Yen Weakens Versus Euro as Stock Gains Spur Higher-Yield Demand
May 15 (Bloomberg) -- The yen fell for a second day against the euro as a gain in U.S. stocks encouraged investors to buy higher-yielding assets with funds borrowed in Japan.
The yen weakened against 15 of the 16 most-traded currencies as optimism about a global economic recovery pushed stocks higher and damped demand for safer assets. Gains in the euro may be limited before a European report today that economists say will show the region’s economy contracted at the fastest pace in at least 13 years.
“Gains in stocks, which are the primary gauge of risk- appetite, mean that the yen will weaken,” said Yousuke Hosokawa, a senior currency dealer in Tokyo at Chuo Mitsui Trust & Banking Co., a unit of Japan’s seventh-largest banking group. “While recent data have begun to sound an alarm about the optimistic scenario for the global economy, stocks have not been too worried about it.”
The yen declined to 130.84 per euro as of 8:56 a.m. in Tokyo from 130.67 in New York yesterday, paring its weekly gain to 2.6 percent. The dollar traded at 95.98 yen from 95.80. The euro bought $1.3628 from 1.3639.
Australia’s currency gained to 72.87 yen from 72.82 as a drop in a gauge of currency volatility reduced the risk of losses from so-called carry trades. JPMorgan Chase & Co.’s index of investor expectations for currency swings, known as implied volatility, fell to 14.39 percent yesterday, from 14.56 percent on May 13.
Carry Trades
Currency fluctuations can wipe out gains from carry trades, in which investors borrow funds in a country with low interest rates and buy assets where they expect to earn a higher return. Australia’s benchmark lending rate is 3 percent compared with near zero in the U.S. and 0.1 percent in Japan. New Zealand’s official cash rate is 2.5 percent.
The Standard & Poor’s 500 Index climbed 1 percent yesterday and the MSCI World Index added 0.1 percent even after a U.S. government report showed first-time claims for unemployment insurance rose more than economists forecast.

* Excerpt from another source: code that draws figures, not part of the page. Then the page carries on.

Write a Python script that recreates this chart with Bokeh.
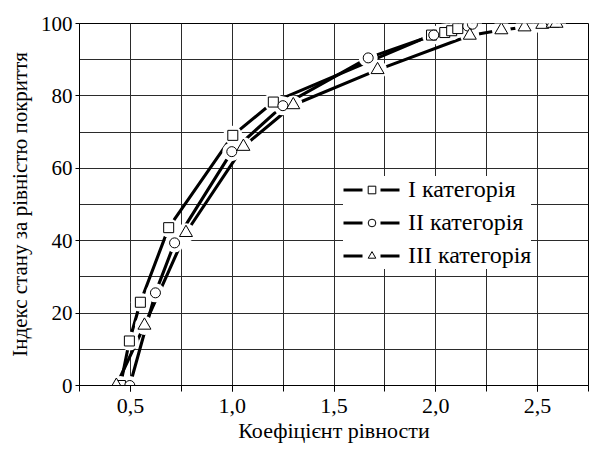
from bokeh.plotting import figure
from bokeh.models import FixedTicker, Legend, LegendItem, Range1d, CustomJSTickFormatter
from bokeh.embed import file_html
from bokeh.resources import INLINE

# ---- data ----
x_cat1 = [0.451, 0.495, 0.549, 0.688, 1.003, 1.202, 1.979, 2.044, 2.078, 2.108]
y_cat1 = [0.0, 12.3, 23.0, 43.6, 69.1, 78.3, 96.8, 97.5, 98.0, 98.6]

x_cat2 = [0.497, 0.623, 0.717, 0.998, 1.249, 1.668, 1.990, 2.157, 2.180]
y_cat2 = [0.0, 25.6, 39.4, 64.6, 77.3, 90.5, 96.8, 99.3, 99.8]

x_cat3 = [0.431, 0.569, 0.773, 1.055, 1.300, 1.714, 2.167, 2.322, 2.436, 2.523, 2.574, 2.593]
y_cat3 = [0.0, 16.6, 42.2, 66.0, 77.5, 87.2, 96.7, 98.2, 99.0, 99.7, 100.0, 100.0]

labels = ["I категорія", "II категорія", "III категорія"]
markers = ["square", "circle", "triangle"]

x_major = [0.5, 1.0, 1.5, 2.0, 2.5]
x_minor = [0.25, 0.5, 0.75, 1.0, 1.25, 1.5, 1.75, 2.0, 2.25, 2.5, 2.75]
y_major = [0, 20, 40, 60, 80, 100]
y_minor = [0, 10, 20, 30, 40, 50, 60, 70, 80, 90, 100]

x_title = "Коефіцієнт рівности"
y_title = "Індекс стану за рівністю покриття"

FONT = "Liberation Serif"

p = figure(width=589, height=453, output_backend="svg", toolbar_location=None,
           x_range=Range1d(0.25, 2.75), y_range=Range1d(0, 100),
           min_border_left=79, min_border_top=23, min_border_right=1, min_border_bottom=68)

p.outline_line_color = "black"
p.outline_line_width = 1
p.background_fill_color = "white"
p.border_fill_color = "white"

# axes
p.xaxis.ticker = FixedTicker(ticks=x_major, minor_ticks=x_minor)
p.yaxis.ticker = FixedTicker(ticks=y_major, minor_ticks=y_minor)
p.xaxis.formatter = CustomJSTickFormatter(code="return tick.toFixed(1).replace('.', ',');")
for ax in (p.xaxis[0], p.yaxis[0]):
    ax.axis_line_color = "black"
    ax.axis_line_width = 1
    ax.major_tick_line_color = "black"
    ax.minor_tick_line_color = "black"
    ax.major_label_text_font = FONT
    ax.major_label_text_color = "black"
    ax.axis_label_text_font = FONT
    ax.axis_label_text_font_style = "normal"
    ax.axis_label_text_color = "black"

p.xaxis.axis_label_text_font_size = "22px"
p.yaxis.axis_label_text_font_size = "21px"
p.xaxis.major_label_text_font_size = "22px"
p.yaxis.major_label_text_font_size = "21px"

p.xaxis.major_tick_in = 0
p.xaxis.major_tick_out = 6
p.xaxis.minor_tick_in = 0
p.xaxis.minor_tick_out = 6
p.xaxis.major_label_standoff = 7
p.xaxis.axis_label_standoff = 2
p.yaxis.major_tick_in = 0
p.yaxis.major_tick_out = 4
p.yaxis.minor_tick_in = 0
p.yaxis.minor_tick_out = 0
p.yaxis.major_label_standoff = 3
p.yaxis.axis_label_standoff = 6

p.xaxis.axis_label = x_title
p.yaxis.axis_label = y_title

# grid
for g in (p.xgrid[0], p.ygrid[0]):
    g.grid_line_color = "#2b2b2b"
    g.grid_line_width = 1
    g.minor_grid_line_color = "#2b2b2b"
    g.minor_grid_line_width = 1

series = [(x_cat1, y_cat1), (x_cat2, y_cat2), (x_cat3, y_cat3)]

for xs, ys in series:
    p.line(xs, ys, line_color="black", line_width=3.1)

# white halos open gaps in the lines around markers
for xs, ys in series:
    p.scatter(xs, ys, marker="circle", size=19, fill_color="white", line_color=None)

marker_renderers = []
for (xs, ys), m in zip(series, markers):
    sz = 13 if m == "triangle" else 10
    r = p.scatter(xs, ys, marker=m, size=sz, fill_color="white", line_color="black", line_width=1)
    marker_renderers.append(r)

# hidden dashed copies of the lines, used only for the legend swatch (gap for marker)
legend_lines = []
for xs, ys in series:
    r = p.line(xs, ys, line_color="black", line_width=3.1, line_dash="19 18", visible=False)
    legend_lines.append(r)

items = [LegendItem(label=lab, renderers=[ll, mr])
         for lab, ll, mr in zip(labels, legend_lines, marker_renderers)]
legend = Legend(items=items, location=(264, 116))
legend.label_text_font = FONT
legend.label_text_font_size = "24px"
legend.label_text_color = "black"
legend.background_fill_color = "white"
legend.background_fill_alpha = 1.0
legend.border_line_color = None
legend.glyph_width = 57
legend.glyph_height = 19
legend.label_height = 19
legend.spacing = 6
legend.padding = 10
legend.margin = 0
legend.label_standoff = 8
p.add_layout(legend, "center")

open("out.html", "w").write(file_html(p, INLINE))
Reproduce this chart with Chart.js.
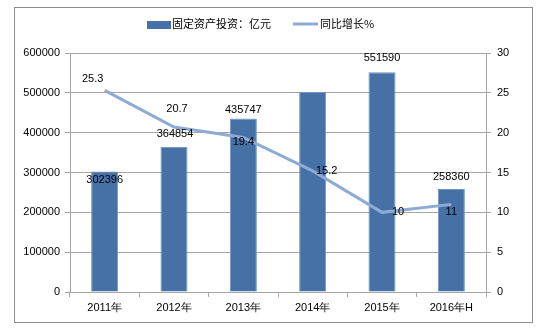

“The fact that there’s no reaction in the market to negative news is a fairly robust signal that there are not a lot of people willing to be very bearish,” said Sebastien Galy, a currency strategist at BNP Paribas Securities SA in New York. “It’s a positive signal for risk taking.”
Initial jobless claims in the U.S. increased to 637,000 in the seven days ended May 9 from 605,000 a week earlier, the Labor Department reported. The median forecast of economists surveyed by Bloomberg was for an advance to 610,000.
The euro is still headed for the first weekly drop in three weeks against the yen before a report that economists say will show that gross domestic product in the euro region fell 2 percent in the first quarter from the previous three months, according to a Bloomberg News survey. The European Union’s statistics office will release the report today.
The yen was little changed after a government report showed orders for Japanese machinery, an indicator of capital investment in the next three to six months, fell 1.3 percent in March from February, less than the median forecast for a 4.6 percent drop in a Bloomberg survey of economists.